* WORK TO BE COMPLETED *
Leave out the images; return the rest of the data exactly.

* SUPPLIED MATERIAL *
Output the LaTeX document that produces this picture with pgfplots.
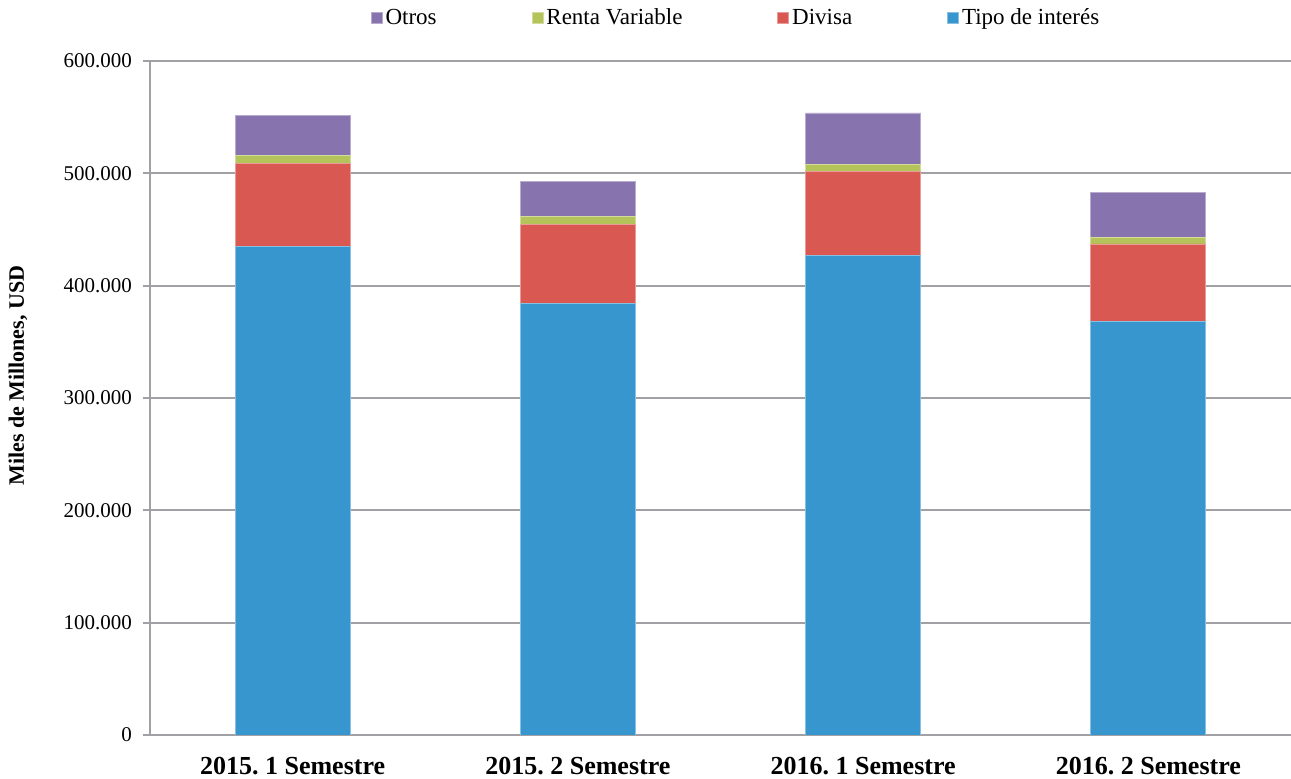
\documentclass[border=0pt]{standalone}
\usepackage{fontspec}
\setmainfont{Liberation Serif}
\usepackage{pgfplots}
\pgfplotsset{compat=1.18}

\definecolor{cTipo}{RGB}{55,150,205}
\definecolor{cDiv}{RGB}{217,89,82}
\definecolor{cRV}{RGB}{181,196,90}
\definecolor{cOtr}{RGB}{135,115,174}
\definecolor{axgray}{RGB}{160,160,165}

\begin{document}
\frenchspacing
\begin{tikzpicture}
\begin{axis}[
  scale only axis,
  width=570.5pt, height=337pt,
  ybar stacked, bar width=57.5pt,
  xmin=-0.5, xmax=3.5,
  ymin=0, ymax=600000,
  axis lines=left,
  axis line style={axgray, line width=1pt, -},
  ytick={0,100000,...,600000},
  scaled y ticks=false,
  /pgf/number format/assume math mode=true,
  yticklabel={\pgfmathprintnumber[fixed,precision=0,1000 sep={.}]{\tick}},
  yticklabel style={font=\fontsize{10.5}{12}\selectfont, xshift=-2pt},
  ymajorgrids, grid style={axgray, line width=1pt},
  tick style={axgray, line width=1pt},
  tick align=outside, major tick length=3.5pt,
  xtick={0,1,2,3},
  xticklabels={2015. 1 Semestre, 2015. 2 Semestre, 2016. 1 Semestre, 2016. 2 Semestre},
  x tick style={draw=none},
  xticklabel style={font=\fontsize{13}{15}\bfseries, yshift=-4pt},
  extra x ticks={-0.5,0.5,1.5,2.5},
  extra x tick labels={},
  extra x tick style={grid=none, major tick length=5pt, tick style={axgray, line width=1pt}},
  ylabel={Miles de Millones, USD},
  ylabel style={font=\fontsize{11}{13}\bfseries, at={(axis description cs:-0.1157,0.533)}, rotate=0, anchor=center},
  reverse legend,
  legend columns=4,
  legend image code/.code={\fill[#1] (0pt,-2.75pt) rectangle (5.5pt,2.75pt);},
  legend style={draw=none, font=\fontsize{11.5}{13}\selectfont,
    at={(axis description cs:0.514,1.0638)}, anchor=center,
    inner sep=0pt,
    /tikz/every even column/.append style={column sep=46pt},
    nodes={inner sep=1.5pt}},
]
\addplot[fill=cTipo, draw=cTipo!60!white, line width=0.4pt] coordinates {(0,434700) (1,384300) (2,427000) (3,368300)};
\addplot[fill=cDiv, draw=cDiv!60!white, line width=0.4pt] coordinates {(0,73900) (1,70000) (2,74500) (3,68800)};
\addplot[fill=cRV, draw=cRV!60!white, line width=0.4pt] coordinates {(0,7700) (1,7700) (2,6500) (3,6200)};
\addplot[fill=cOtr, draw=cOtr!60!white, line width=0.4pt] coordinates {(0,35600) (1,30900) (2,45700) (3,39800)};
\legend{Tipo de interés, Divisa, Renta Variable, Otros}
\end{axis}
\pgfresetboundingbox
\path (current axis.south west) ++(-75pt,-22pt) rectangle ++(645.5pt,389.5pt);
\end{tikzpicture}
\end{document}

* ANSWER FOR THIS EXERCISE *
Output the LaTeX document that produces this picture with pgfplots.
\documentclass[border=0pt]{standalone}
\usepackage{fontspec}
\setmainfont{Liberation Serif}
\usepackage{pgfplots}
\pgfplotsset{compat=1.18}

\definecolor{cTipo}{RGB}{55,150,205}
\definecolor{cDiv}{RGB}{217,89,82}
\definecolor{cRV}{RGB}{181,196,90}
\definecolor{cOtr}{RGB}{135,115,174}
\definecolor{axgray}{RGB}{160,160,165}

\begin{document}
\frenchspacing
\begin{tikzpicture}
\begin{axis}[
  scale only axis,
  width=570.5pt, height=337pt,
  ybar stacked, bar width=57.5pt,
  xmin=-0.5, xmax=3.5,
  ymin=0, ymax=600000,
  axis lines=left,
  axis line style={axgray, line width=1pt, -},
  ytick={0,100000,...,600000},
  scaled y ticks=false,
  /pgf/number format/assume math mode=true,
  yticklabel={\pgfmathprintnumber[fixed,precision=0,1000 sep={.}]{\tick}},
  yticklabel style={font=\fontsize{10.5}{12}\selectfont, xshift=-2pt},
  ymajorgrids, grid style={axgray, line width=1pt},
  tick style={axgray, line width=1pt},
  tick align=outside, major tick length=3.5pt,
  xtick={0,1,2,3},
  xticklabels={2015. 1 Semestre, 2015. 2 Semestre, 2016. 1 Semestre, 2016. 2 Semestre},
  x tick style={draw=none},
  xticklabel style={font=\fontsize{13}{15}\bfseries, yshift=-4pt},
  extra x ticks={-0.5,0.5,1.5,2.5},
  extra x tick labels={},
  extra x tick style={grid=none, major tick length=5pt, tick style={axgray, line width=1pt}},
  ylabel={Miles de Millones, USD},
  ylabel style={font=\fontsize{11}{13}\bfseries, at={(axis description cs:-0.1157,0.533)}, rotate=0, anchor=center},
  reverse legend,
  legend columns=4,
  legend image code/.code={\fill[#1] (0pt,-2.75pt) rectangle (5.5pt,2.75pt);},
  legend style={draw=none, font=\fontsize{11.5}{13}\selectfont,
    at={(axis description cs:0.514,1.0638)}, anchor=center,
    inner sep=0pt,
    /tikz/every even column/.append style={column sep=46pt},
    nodes={inner sep=1.5pt}},
]
\addplot[fill=cTipo, draw=cTipo!60!white, line width=0.4pt] coordinates {(0,434700) (1,384300) (2,427000) (3,368300)};
\addplot[fill=cDiv, draw=cDiv!60!white, line width=0.4pt] coordinates {(0,73900) (1,70000) (2,74500) (3,68800)};
\addplot[fill=cRV, draw=cRV!60!white, line width=0.4pt] coordinates {(0,7700) (1,7700) (2,6500) (3,6200)};
\addplot[fill=cOtr, draw=cOtr!60!white, line width=0.4pt] coordinates {(0,35600) (1,30900) (2,45700) (3,39800)};
\legend{Tipo de interés, Divisa, Renta Variable, Otros}
\end{axis}
\pgfresetboundingbox
\path (current axis.south west) ++(-75pt,-22pt) rectangle ++(645.5pt,389.5pt);
\end{tikzpicture}
\end{document}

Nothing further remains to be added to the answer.